En la lista de agentes de pastoral asesinados en 2023 figuran, entre otros, el padre Isaac Achi, que murió pasto de las llamas durante el asalto de un grupo armado a su parroquia en Nigeria; el hermano Moses Simukonde Sens, que perdió la vida por el impacto de una bala disparada por los agentes que custodiaban un puesto de control militar en la capital de Burkina Faso; Janine Arenas de 18 años y Junrey Barbante de 24, estudiantes filipinos implicados en las actividades de la Capellanía Universitaria de la Universidad Estatal de Mindanao, asesinados por la explosión de una bomba en el gimnasio de la universidad, donde se celebraba una misa; Samar Kamal Anton, asesinada junto con su madre Nahida por un francotirador del ejército israelí en la parroquia católica de la Sagrada Familia, en Gaza.

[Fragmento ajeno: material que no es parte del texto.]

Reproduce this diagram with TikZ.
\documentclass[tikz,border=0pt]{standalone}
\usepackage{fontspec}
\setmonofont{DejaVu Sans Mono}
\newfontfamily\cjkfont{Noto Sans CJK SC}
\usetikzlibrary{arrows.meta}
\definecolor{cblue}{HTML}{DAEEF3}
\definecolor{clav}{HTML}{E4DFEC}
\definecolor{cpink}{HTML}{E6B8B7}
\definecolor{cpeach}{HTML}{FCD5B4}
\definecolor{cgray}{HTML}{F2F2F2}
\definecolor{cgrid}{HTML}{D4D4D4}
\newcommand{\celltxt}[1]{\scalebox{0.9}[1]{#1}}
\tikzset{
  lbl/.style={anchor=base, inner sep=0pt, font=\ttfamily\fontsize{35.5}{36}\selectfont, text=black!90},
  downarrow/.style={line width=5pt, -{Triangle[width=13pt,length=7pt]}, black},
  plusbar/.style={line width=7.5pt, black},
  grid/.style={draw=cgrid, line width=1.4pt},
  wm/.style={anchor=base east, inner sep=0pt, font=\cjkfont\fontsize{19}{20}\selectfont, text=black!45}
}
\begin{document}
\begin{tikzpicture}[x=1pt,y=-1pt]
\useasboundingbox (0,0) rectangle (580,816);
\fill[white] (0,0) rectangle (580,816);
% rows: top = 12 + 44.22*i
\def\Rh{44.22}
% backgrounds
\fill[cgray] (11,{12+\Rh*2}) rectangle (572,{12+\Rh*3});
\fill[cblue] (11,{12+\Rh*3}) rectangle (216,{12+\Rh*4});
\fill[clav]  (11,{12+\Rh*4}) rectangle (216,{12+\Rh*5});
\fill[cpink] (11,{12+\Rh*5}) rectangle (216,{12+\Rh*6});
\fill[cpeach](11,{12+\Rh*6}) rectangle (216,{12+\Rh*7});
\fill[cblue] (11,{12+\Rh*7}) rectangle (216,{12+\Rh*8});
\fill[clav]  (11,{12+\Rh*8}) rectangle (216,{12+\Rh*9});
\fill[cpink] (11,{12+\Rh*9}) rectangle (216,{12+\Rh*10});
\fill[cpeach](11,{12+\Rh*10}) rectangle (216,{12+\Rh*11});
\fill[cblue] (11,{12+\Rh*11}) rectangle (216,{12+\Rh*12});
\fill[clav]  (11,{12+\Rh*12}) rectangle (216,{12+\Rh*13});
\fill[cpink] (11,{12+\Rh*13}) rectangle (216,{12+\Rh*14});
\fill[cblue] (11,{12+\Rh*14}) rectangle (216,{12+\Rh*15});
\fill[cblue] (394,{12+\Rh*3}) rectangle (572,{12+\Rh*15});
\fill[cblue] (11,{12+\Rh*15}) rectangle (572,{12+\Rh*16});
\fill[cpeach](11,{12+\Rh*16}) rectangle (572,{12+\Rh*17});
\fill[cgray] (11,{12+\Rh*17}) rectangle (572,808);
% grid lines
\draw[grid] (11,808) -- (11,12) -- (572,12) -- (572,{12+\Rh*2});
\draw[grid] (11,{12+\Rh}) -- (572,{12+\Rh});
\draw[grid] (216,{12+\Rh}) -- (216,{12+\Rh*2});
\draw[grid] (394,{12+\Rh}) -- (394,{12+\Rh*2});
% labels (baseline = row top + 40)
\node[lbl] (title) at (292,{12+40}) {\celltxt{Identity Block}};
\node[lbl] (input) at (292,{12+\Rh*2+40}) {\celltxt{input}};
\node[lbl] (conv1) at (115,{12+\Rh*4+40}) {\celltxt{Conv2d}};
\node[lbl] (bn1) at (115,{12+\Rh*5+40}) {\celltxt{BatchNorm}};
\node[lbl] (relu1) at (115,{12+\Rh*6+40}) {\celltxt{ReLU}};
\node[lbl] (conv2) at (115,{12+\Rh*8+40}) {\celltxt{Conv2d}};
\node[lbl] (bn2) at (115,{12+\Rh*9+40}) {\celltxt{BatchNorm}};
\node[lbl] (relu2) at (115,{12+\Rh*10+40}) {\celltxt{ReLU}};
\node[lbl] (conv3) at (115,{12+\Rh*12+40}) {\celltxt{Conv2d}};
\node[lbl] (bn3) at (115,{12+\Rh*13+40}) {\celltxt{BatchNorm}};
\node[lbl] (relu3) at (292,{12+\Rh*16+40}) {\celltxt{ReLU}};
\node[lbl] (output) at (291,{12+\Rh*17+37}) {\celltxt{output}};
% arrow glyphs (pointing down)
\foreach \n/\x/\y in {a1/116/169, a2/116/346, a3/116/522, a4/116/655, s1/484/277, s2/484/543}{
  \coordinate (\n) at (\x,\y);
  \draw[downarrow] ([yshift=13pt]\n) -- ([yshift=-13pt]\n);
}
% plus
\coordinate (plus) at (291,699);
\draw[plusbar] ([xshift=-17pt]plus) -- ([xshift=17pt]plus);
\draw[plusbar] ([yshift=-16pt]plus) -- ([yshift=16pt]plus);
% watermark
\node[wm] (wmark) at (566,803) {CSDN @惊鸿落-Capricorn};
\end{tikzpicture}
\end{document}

Como siempre, el testimonio de Cristo se produce en medio de las calamidades y desastres del tiempo histórico que nos ha tocado vivir. Brilla en la escena del mundo como pueden brillar las chispas en un campo de rastrojos, "Tamquam scintillae in arundineto" (Libro de la Sabiduría 3,7).
La nueva guerra mundial en curso exige la sangre de los pobres, exige el sacrificio humano de multitudes de inocentes. Y las vidas rotas de los veinte agentes de pastoral asesinados en 2023 se cruzan con el destino del mundo. Tienen que ver con la posibilidad de salvación o condenación en el horizonte de todos. Su sangre se mezcla con el dolor mudo y suprimido de las innumerables víctimas sacrificadas en los nuevos mataderos de la historia.

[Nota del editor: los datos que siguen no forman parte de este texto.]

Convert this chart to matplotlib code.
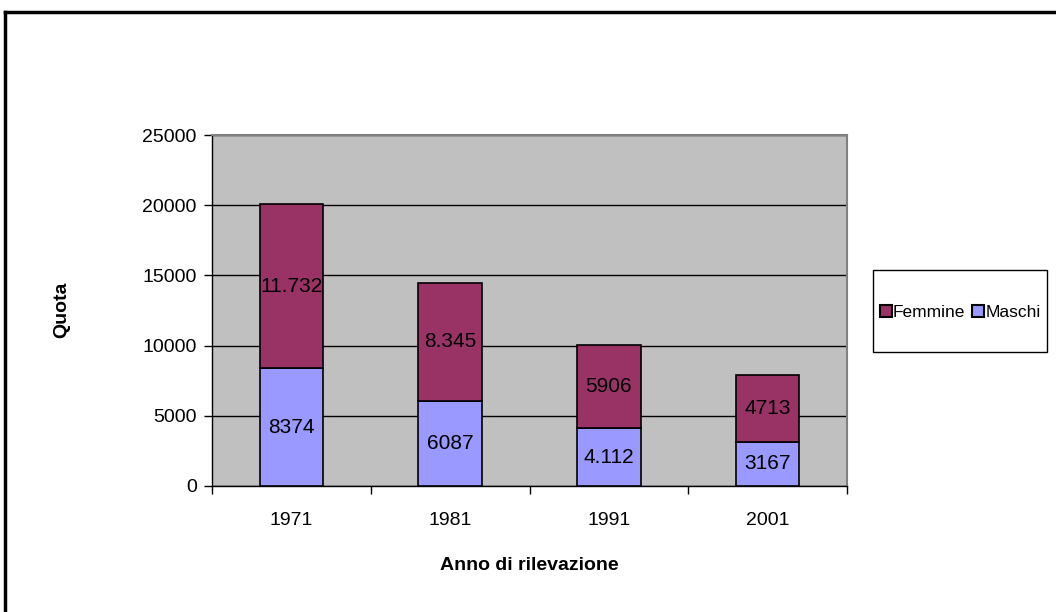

Frente a las multitudes de pobres almas acribilladas en los conflictos que asolan el mundo, los veinte misioneros y agentes de pastoral asesinados en 2023 aparecen como una realidad numéricamente insignificante. Y hasta esta circunstancia revela algo de cómo acontece en el mundo la salvación proclamada en el Evangelio.
En el misterio de caridad que los une a la Pasión y Resurrección de Cristo, los testigos de la fe que murieron a manos de otros comparten también el dolor del propio Cristo por todos los inocentes que sufren injustamente. El don de sus vidas refleja el mismo rebajarse de Cristo para tomar sobre sí las miserias, las heridas y las expectativas de salvación de toda criatura. Y manifiesta el amor de Dios por todos, abrazando incluso a los que no conocen el nombre de Cristo y hasta a sus enemigos. Porque todo ser humano, creado a imagen de Dios, sigue siendo "un hermano o una hermana en humanidad", como decía el padre Christian de Chergé, prior de los monjes mártires de Tibhirine. Cada hermano o hermana es alguien por quien Cristo ha muerto y resucitado.
La Iglesia de Roma, en vista del próximo Jubileo, se dispone a hacer memoria agradecida también de ellos, de los testigos de la fe que dieron su vida siguiendo a Jesús. De este modo, la gratitud hacia ellos puede convertirse en una sacudida de oración. Para pedir y suplicar que, en el misterio de la salvación, la ofrenda de sus vidas benditas dé frutos de vida eterna también para las multitudes hoy segadas por las nuevas masacres de los inocentes.
Cuentan las crónicas que durante los funerales del arzobispo -ahora proclamado santo- Oscar Romero, en la plaza frente a la Catedral de San Salvador, abarrotada de gente, comenzaron a estallar bombas y a silbar balas perdidas. Miles de personas se refugiaron en la Catedral, llenándola hasta la asfixia, mientras las religiosas recitaban las oraciones de la buena muerte. Al final, en la plaza quedaron montañas de zapatos, bolsos, gafas perdidas por los que huían despavoridos, y cuarenta cuerpos sin vida, sangrantes y contusionados. Recordando aquel día, Samuel Ruiz García (1924-2011), el inolvidable obispo de San Cristóbal de las Casas, en Chiapas, dijo veinte años después en San Salvador: “Al cielo no se va solos. Yendo al cielo, Romero los habrá llevado con él, como una constelación de mártires”. (Agencia Fides 30/12/2023).